I finally know what’s been bothering me. It’s the weight of being totally responsible for Grandpa. I can’t drive him home at night to be locked behind the doors of a nursing home, to be someone else’s responsibility. He’s mine and my family’s now. Yes, I’m responsible for my children, too – that’s a given, but for the most part they’re healthy. They have medical issues now and then, but Grandpa is fragile – all the time – and that’s what I’m not used to.

I’ve pretty much had a sinking feeling inside for months, a certain dread that I haven’t been able to give voice to until now. Suddenly, I’m keenly aware of the “what if’s” of life. For the first time, I can truly sympathize with those who care for loved ones with disabilities and fear circumstances which beyond control might upset the delicate balance of care they so desperately need. Knowing how dependent Grandpa is upon us for his personal hygiene, medicine, and daily substance, the weight of being totally responsible for this little old man in any catastrophic situation scares me to death.

To illustrate my point, yesterday, Grandpa was having an “off” day. I got to his house about 1:00 p.m. and he was barely awake. He was actually “sleep eating” at the table, a semi-conscious state in which one eats a whole meal with their eyes closed. He informed me that he was having what Parkinson’s calls an “off day.” I tried to remain optimistic and encouraged him that the Bible says, “…For when I am weak, then I am strong..,” and that he could call it his “Jesus Day” instead.

I know it sounds ridiculous to say that to someone when they’re so out of it, but Grandpa just thrives on that kind of encouragement. Over the years, he has become quite an optimistic person, saying you can’t help but be that way with the Lord.

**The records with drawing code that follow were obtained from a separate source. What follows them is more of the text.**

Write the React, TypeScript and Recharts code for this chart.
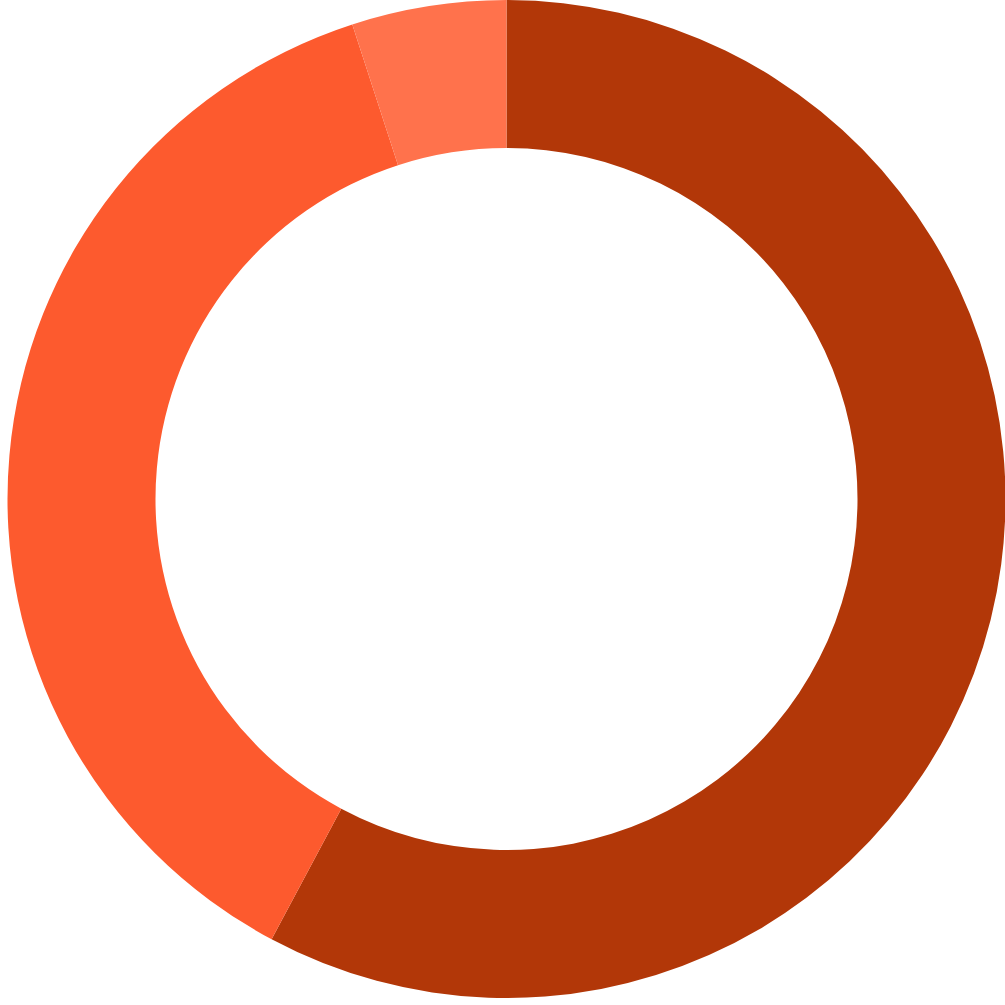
import { PieChart, Pie, Cell } from "recharts";

const segmentNames = ["Segment A", "Segment B", "Segment C"];
const segmentValues = [57.8, 37.2, 5.0];
const segmentColors = ["#B23708", "#FD5A2E", "#FF724C"];

const data = segmentNames.map((name, i) => ({ name, value: segmentValues[i] }));

export default function App() {
  return (
    <div style={{ position: "absolute", top: 0, left: 0, width: 1005, height: 1005 }}>
      <PieChart width={1005} height={1005} margin={{ top: 0, right: 0, bottom: 0, left: 0 }}>
        <Pie
          data={data}
          dataKey="value"
          nameKey="name"
          cx={506.5}
          cy={499}
          innerRadius={351}
          outerRadius={499}
          startAngle={90}
          endAngle={-270}
          stroke="none"
          isAnimationActive={false}
        >
          {data.map((d, i) => (
            <Cell key={d.name} fill={segmentColors[i]} />
          ))}
        </Pie>
      </PieChart>
    </div>
  );
}
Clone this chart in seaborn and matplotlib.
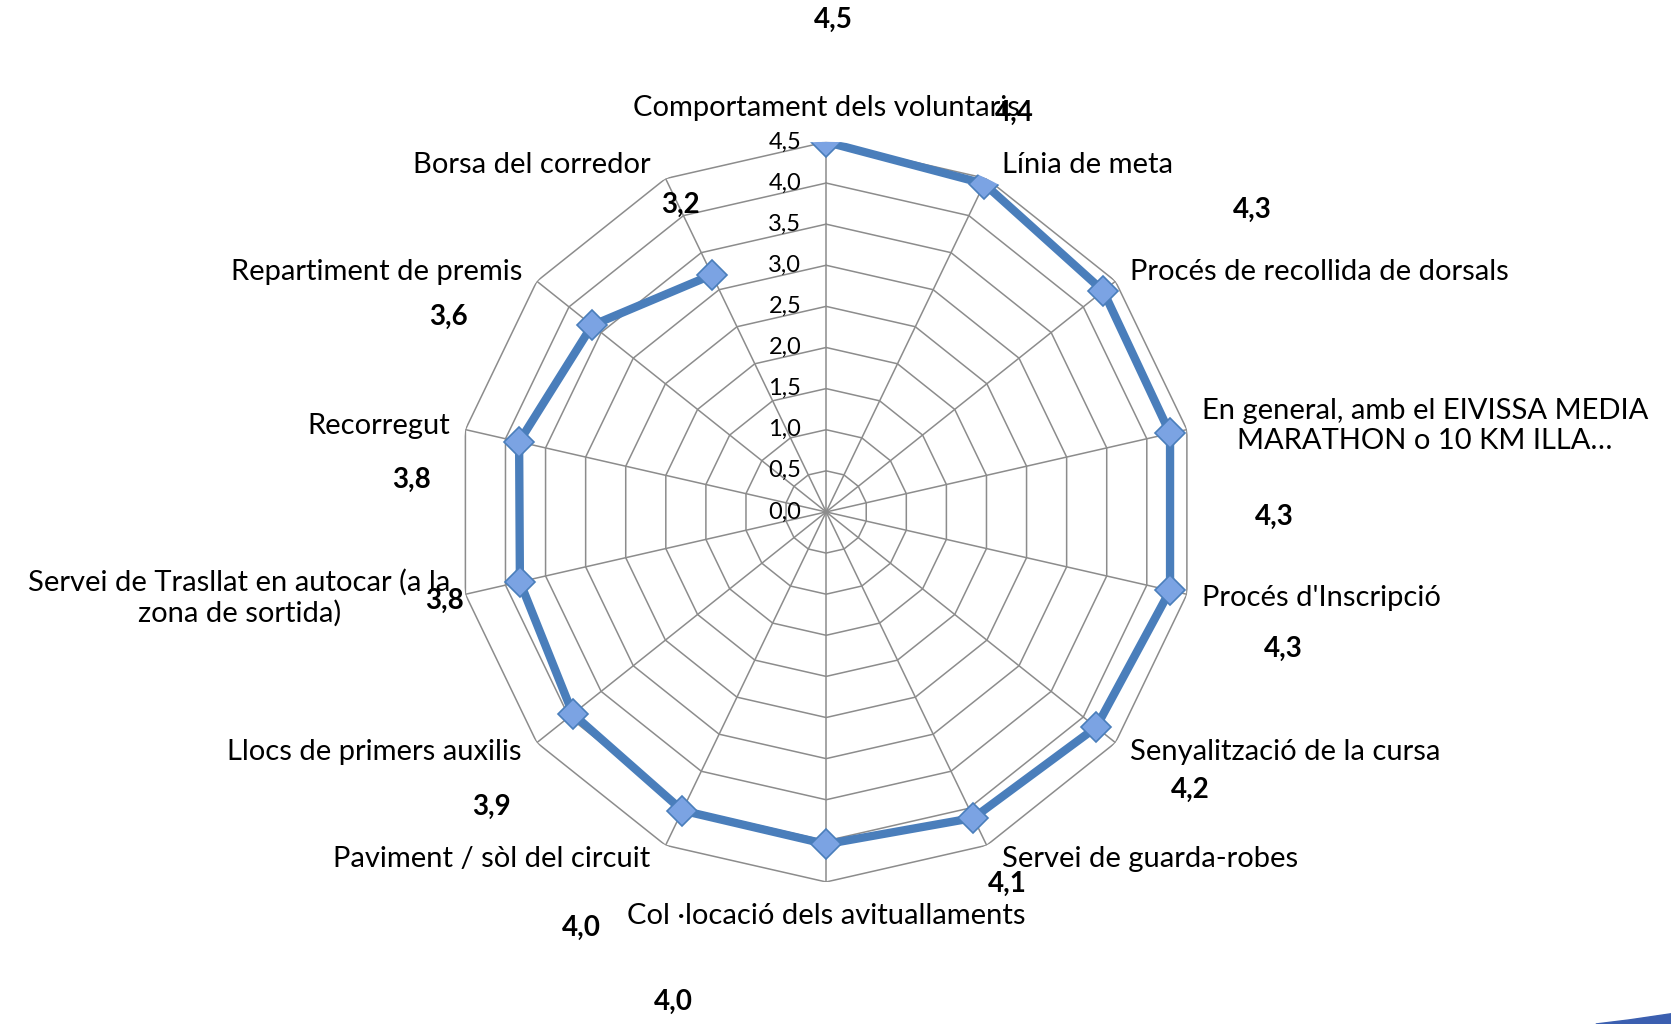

“What did you call it, again?” he asked.

“Your Jesus day, Dad,” I said. “Your Jesus day. When you are weak, He is strong.”

When I went to give him his lunch pills, I noticed the blue one was missing. That’s when he told me that he had only six pills for breakfast, instead of usual eight (he’s very sharp). Claire thought the medicine was at Walgreen’s waiting to be picked up, but I just hadn’t put it in the pill box yet. When I looked in his medicine tray, I could see that he had missed a Carbidopa, one of his Parkinson’s pills, and Aricept, one of his memory medicines  (I don’t really know why he is on that – he doesn’t have Alseimers). Aricept is a very strong medicine and I would like to see him off of it or on the most minimal dosage in the future, but I don’t know if that is possible.

Just missing those two pills in the morning, severely affected Grandpa’s ability to function. Instead of having a productive day, sticking to his exercise routine and working on his book, he sat in front of the TV all day long and didn’t wake up until about 6:00 p.m. We experienced some of this behavior when we first brought him home and he was still on the Benzatropine. Seeing him dazed and struggling to come out of a fog brought me right back to my greatest fears about caring for him in a crisis situation. What can I do to make sure that we don’t run out of dad’s medicine in the future? They suggest keeping an emergency supply on hand, and I plan to, but this medicine is expensive. Still, I will have to try to squeeze that purchase in somewhere between rent, utilities, food and supplemental insurance payments.

Sorting through my feelings made me wonder how many older folks died during Hurricane Katrina? One article said nearly 200 senior citizens died in part from preexisting health problems such as Parkinson’s and heart attacks. Although hurricane conditions will never happen in the Midwest, any interruption in our ability to purchase diapers, wipes, and medicine, not to mention not being able to access water or electricity would be disastrous. We use a lot of water daily to wash grandpa’s sheets and clothes .

Hence my greatest fear – not being able to keep Grandpa clean and smelling sweet.

My only recourse is to cast my fear and anxiety on the Lord because the truth is that Grandpa is really His responsibility. Although we are living in uncertain times, our God shall supply all our needs according to His riches in glory. I truly believe that God is sovereign over the “what if’s” of life, 90-year-old Grandpas and 53-year-old daughters who need to be reminded that every day can be a “Jesus Day” especially when we lack the strength to make it on our own.

Who wants to go it alone anyway? Jesus is all we really need. “Therefore I will boast all the more gladly about my weaknesses, so that Christ’s power may rest on me. That is why, for Christ’s sake, I delight in weaknesses, in insults, in hardships, in persecutions, in difficulties. For when I am weak, then I am strong.” 2 Corinthians 12:9-10

God’s grace is sufficient for every need – especially the “what if’s” of life.